↓

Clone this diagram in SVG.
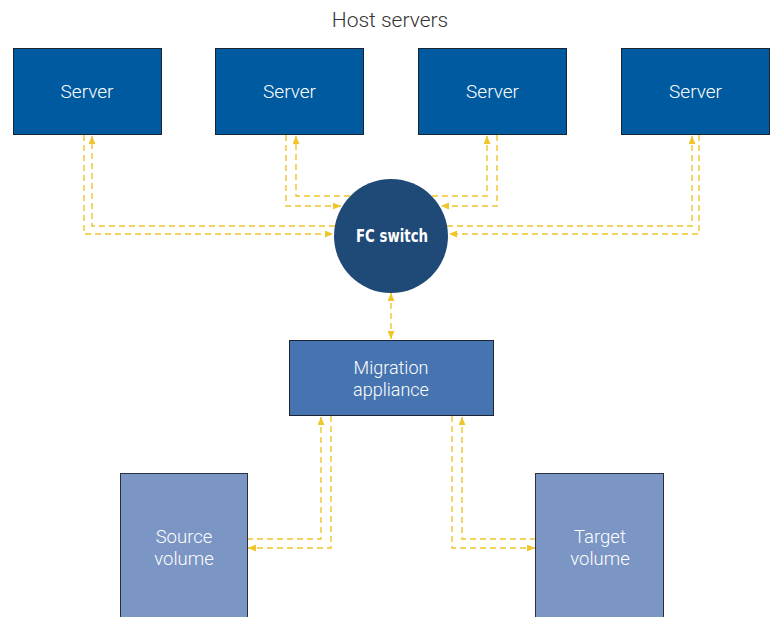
<svg xmlns="http://www.w3.org/2000/svg" width="771" height="617" viewBox="0 0 771 617">
  <style>
    .server rect { fill: #005a9f; stroke: #1c2433; stroke-width: 1; }
    .label { font-family: Roboto, "Liberation Sans", sans-serif; font-weight: 300; fill: #ffffff; text-anchor: middle; }
    .title { font-family: Roboto, "Liberation Sans", sans-serif; font-weight: 300; fill: #333333; text-anchor: middle; font-size: 21px; }
    .link { fill: none; stroke: #efc52c; stroke-width: 1.4; stroke-dasharray: 6 4; }
    .vol rect { fill: #7b95c5; stroke: #2a3040; stroke-width: 1; }
  </style>
  <defs>
    <marker id="arrow" markerUnits="userSpaceOnUse" markerWidth="9" markerHeight="8" refX="8" refY="3.5" orient="auto-start-reverse">
      <path d="M0,0 L8,3.5 L0,7 z" fill="#efc52c"/>
    </marker>
  </defs>

  <text class="title" x="390" y="27">Host servers</text>

  <!-- connectors -->
  <g id="connectors">
    <path class="link" d="M335,226 H92 V136" marker-end="url(#arrow)"/>
    <path class="link" d="M84,135 V234 H333" marker-end="url(#arrow)"/>
    <path class="link" d="M350,196 H296 V136" marker-end="url(#arrow)"/>
    <path class="link" d="M286,135 V206 H341" marker-end="url(#arrow)"/>
    <path class="link" d="M432,196 H487 V136" marker-end="url(#arrow)"/>
    <path class="link" d="M497,135 V206 H441" marker-end="url(#arrow)"/>
    <path class="link" d="M447,226 H692 V136" marker-end="url(#arrow)"/>
    <path class="link" d="M699,135 V234 H449" marker-end="url(#arrow)"/>
    <path class="link" d="M391,293 V339" marker-start="url(#arrow)" marker-end="url(#arrow)"/>
    <path class="link" d="M247,539 H321 V417" marker-end="url(#arrow)"/>
    <path class="link" d="M331,416 V548 H248" marker-end="url(#arrow)"/>
    <path class="link" d="M536,539 H462 V417" marker-end="url(#arrow)"/>
    <path class="link" d="M452,416 V548 H535" marker-end="url(#arrow)"/>
  </g>

  <g id="server1" class="server">
    <rect x="13.5" y="48.5" width="148" height="86"/>
    <text class="label" x="87" y="98" font-size="19">Server</text>
  </g>
  <g id="server2" class="server">
    <rect x="215.5" y="48.5" width="148" height="86"/>
    <text class="label" x="289.5" y="98" font-size="19">Server</text>
  </g>
  <g id="server3" class="server">
    <rect x="418.5" y="48.5" width="148" height="86"/>
    <text class="label" x="492.5" y="98" font-size="19">Server</text>
  </g>
  <g id="server4" class="server">
    <rect x="621.5" y="48.5" width="148" height="86"/>
    <text class="label" x="695.5" y="98" font-size="19">Server</text>
  </g>

  <g id="fc-switch">
    <circle cx="391" cy="236" r="57" fill="#1f4a78"/>
    <text x="392" y="242" font-family="'Liberation Sans Narrow', 'DejaVu Sans Condensed', 'Liberation Sans', sans-serif" font-weight="bold" font-size="17" fill="#ffffff" text-anchor="middle" textLength="72" lengthAdjust="spacingAndGlyphs">FC switch</text>
  </g>

  <g id="migration-appliance">
    <rect x="289.5" y="340.5" width="204" height="75" fill="#4674b0" stroke="#1c2433" stroke-width="1"/>
    <text class="label" x="391" y="374" font-size="18">Migration</text>
    <text class="label" x="391" y="396" font-size="18">appliance</text>
  </g>

  <g id="source-volume" class="vol">
    <rect x="120.5" y="473.5" width="127" height="150"/>
    <text class="label" x="184" y="543" font-size="18.5">Source</text>
    <text class="label" x="184" y="565" font-size="18.5">volume</text>
  </g>

  <g id="target-volume" class="vol">
    <rect x="535.5" y="473.5" width="128" height="150"/>
    <text class="label" x="600" y="543" font-size="18.5">Target</text>
    <text class="label" x="600" y="565" font-size="18.5">volume</text>
  </g>
</svg>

↑

(AIM OF THE EXERCISE):
Every line above should be returned exactly; the pictures stay out.

(WRITTEN ANSWER):
Clone this diagram in SVG.
<svg xmlns="http://www.w3.org/2000/svg" width="771" height="617" viewBox="0 0 771 617">
  <style>
    .server rect { fill: #005a9f; stroke: #1c2433; stroke-width: 1; }
    .label { font-family: Roboto, "Liberation Sans", sans-serif; font-weight: 300; fill: #ffffff; text-anchor: middle; }
    .title { font-family: Roboto, "Liberation Sans", sans-serif; font-weight: 300; fill: #333333; text-anchor: middle; font-size: 21px; }
    .link { fill: none; stroke: #efc52c; stroke-width: 1.4; stroke-dasharray: 6 4; }
    .vol rect { fill: #7b95c5; stroke: #2a3040; stroke-width: 1; }
  </style>
  <defs>
    <marker id="arrow" markerUnits="userSpaceOnUse" markerWidth="9" markerHeight="8" refX="8" refY="3.5" orient="auto-start-reverse">
      <path d="M0,0 L8,3.5 L0,7 z" fill="#efc52c"/>
    </marker>
  </defs>

  <text class="title" x="390" y="27">Host servers</text>

  <!-- connectors -->
  <g id="connectors">
    <path class="link" d="M335,226 H92 V136" marker-end="url(#arrow)"/>
    <path class="link" d="M84,135 V234 H333" marker-end="url(#arrow)"/>
    <path class="link" d="M350,196 H296 V136" marker-end="url(#arrow)"/>
    <path class="link" d="M286,135 V206 H341" marker-end="url(#arrow)"/>
    <path class="link" d="M432,196 H487 V136" marker-end="url(#arrow)"/>
    <path class="link" d="M497,135 V206 H441" marker-end="url(#arrow)"/>
    <path class="link" d="M447,226 H692 V136" marker-end="url(#arrow)"/>
    <path class="link" d="M699,135 V234 H449" marker-end="url(#arrow)"/>
    <path class="link" d="M391,293 V339" marker-start="url(#arrow)" marker-end="url(#arrow)"/>
    <path class="link" d="M247,539 H321 V417" marker-end="url(#arrow)"/>
    <path class="link" d="M331,416 V548 H248" marker-end="url(#arrow)"/>
    <path class="link" d="M536,539 H462 V417" marker-end="url(#arrow)"/>
    <path class="link" d="M452,416 V548 H535" marker-end="url(#arrow)"/>
  </g>

  <g id="server1" class="server">
    <rect x="13.5" y="48.5" width="148" height="86"/>
    <text class="label" x="87" y="98" font-size="19">Server</text>
  </g>
  <g id="server2" class="server">
    <rect x="215.5" y="48.5" width="148" height="86"/>
    <text class="label" x="289.5" y="98" font-size="19">Server</text>
  </g>
  <g id="server3" class="server">
    <rect x="418.5" y="48.5" width="148" height="86"/>
    <text class="label" x="492.5" y="98" font-size="19">Server</text>
  </g>
  <g id="server4" class="server">
    <rect x="621.5" y="48.5" width="148" height="86"/>
    <text class="label" x="695.5" y="98" font-size="19">Server</text>
  </g>

  <g id="fc-switch">
    <circle cx="391" cy="236" r="57" fill="#1f4a78"/>
    <text x="392" y="242" font-family="'Liberation Sans Narrow', 'DejaVu Sans Condensed', 'Liberation Sans', sans-serif" font-weight="bold" font-size="17" fill="#ffffff" text-anchor="middle" textLength="72" lengthAdjust="spacingAndGlyphs">FC switch</text>
  </g>

  <g id="migration-appliance">
    <rect x="289.5" y="340.5" width="204" height="75" fill="#4674b0" stroke="#1c2433" stroke-width="1"/>
    <text class="label" x="391" y="374" font-size="18">Migration</text>
    <text class="label" x="391" y="396" font-size="18">appliance</text>
  </g>

  <g id="source-volume" class="vol">
    <rect x="120.5" y="473.5" width="127" height="150"/>
    <text class="label" x="184" y="543" font-size="18.5">Source</text>
    <text class="label" x="184" y="565" font-size="18.5">volume</text>
  </g>

  <g id="target-volume" class="vol">
    <rect x="535.5" y="473.5" width="128" height="150"/>
    <text class="label" x="600" y="543" font-size="18.5">Target</text>
    <text class="label" x="600" y="565" font-size="18.5">volume</text>
  </g>
</svg>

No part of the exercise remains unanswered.